We have a server side application written in Ruby on rails that we need updated to python.
The overview of the entire system is this. We have a webpage where users create on going searches. Those searches contain some text they want matched as well as addition fields (a year range for example and specific sites to look at). They are searching for ads, so the records will have text, and then data like price etc. Those searches are sent to the ROR application via JSON. The ROR application is responsible for then scanning records of data, extracting the relevant data and then seeing if the record matches a search. Batches of records matching searches are then sent back to the website.
This entire system exists but we are upgrading all the parts. The existing ROR application consists of 2 parts that will be provided, for reference but only one area needs to be replaced.
Part 1 was responsible for searching specific RSS feeds and putting those into a reddis database. We have already replaced part 1 which is now pumping data to a SQL database.
Part 2 pulls the records from that reddis database and extracts specific data from them. It then also matches those records to the searches and sends them to our site. In addition there is a simple web front end to this to allow us to easily see what the system is doing, errors that are occurring, and most recent matches and extracted data etc. This section also allows our website to send JSON posts at any time to update\delete\create searches.

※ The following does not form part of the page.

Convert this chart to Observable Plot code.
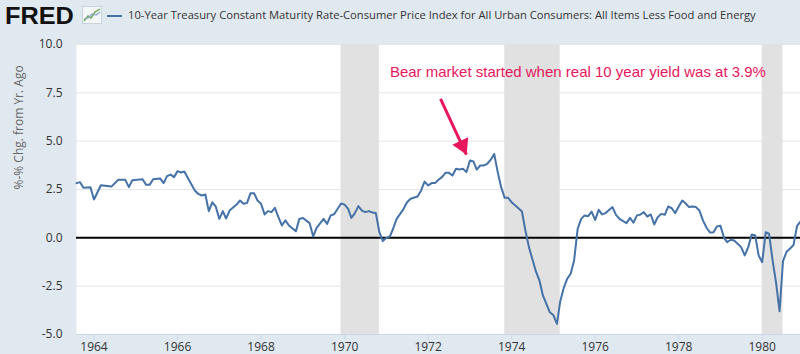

This project is to replace part 2. We need the ROR code converted to python and upgraded, but the basic logic of how to extract the data is there and can be re-used. So this part will get data (ads) from the SQL database and extract specific data (year, price, etc) and then can either updated the existing database or have a different one. This portion also then needs to do a comparison of user searches and see if the extracted ad matches a search. When a batch of ads that have matching searches are created that is then sent to our website again via JSON. The format of the JSON to and from this application are set. I can provide screenshots of the web UI and am fine with this being written in PHP for example if better. We use the UI as a tool to see what they system is doing and to be able to make simple changes to searches and see how the data in records where extracted.
The database as it stands will most likely need to be either modified or if it makes more sense this application can create and manage its own DB. We can modify the code that is inserting data into the SQL database if needed.
This new project and system should utilize the existing extracting logic. The incoming data is basically all text, so there are not simple keys or tags etc to pull the data required out. So for example one field is a make and model of cars. We have tables and then code that based on matched makes can help narrow down the expected model of the cars. Since this system has been running we are happy if the new system has the same results.
This new system should be written in a clean structure so that we can easily maintain and modify the extraction subroutines as needed. For example, if we discover a better way to pull years out I want to be able to easily modify the existing code to do that. The existing ROR is well structured so it should be easy to follow. The application also needs to be able to self execute 24 hours a day and will be run on a DigitalOcean droplet. So part of delivery will be an requirements needed to get the droplet setup to execute these scripts at server boot and then keep it running.
This is a fixed price project so make sure you ask what you need to provide a good budget. I am willing to discuss the entire project but will not be hiring on an hourly basis. I can provide snippets of code if needed, and this project will be in GIT.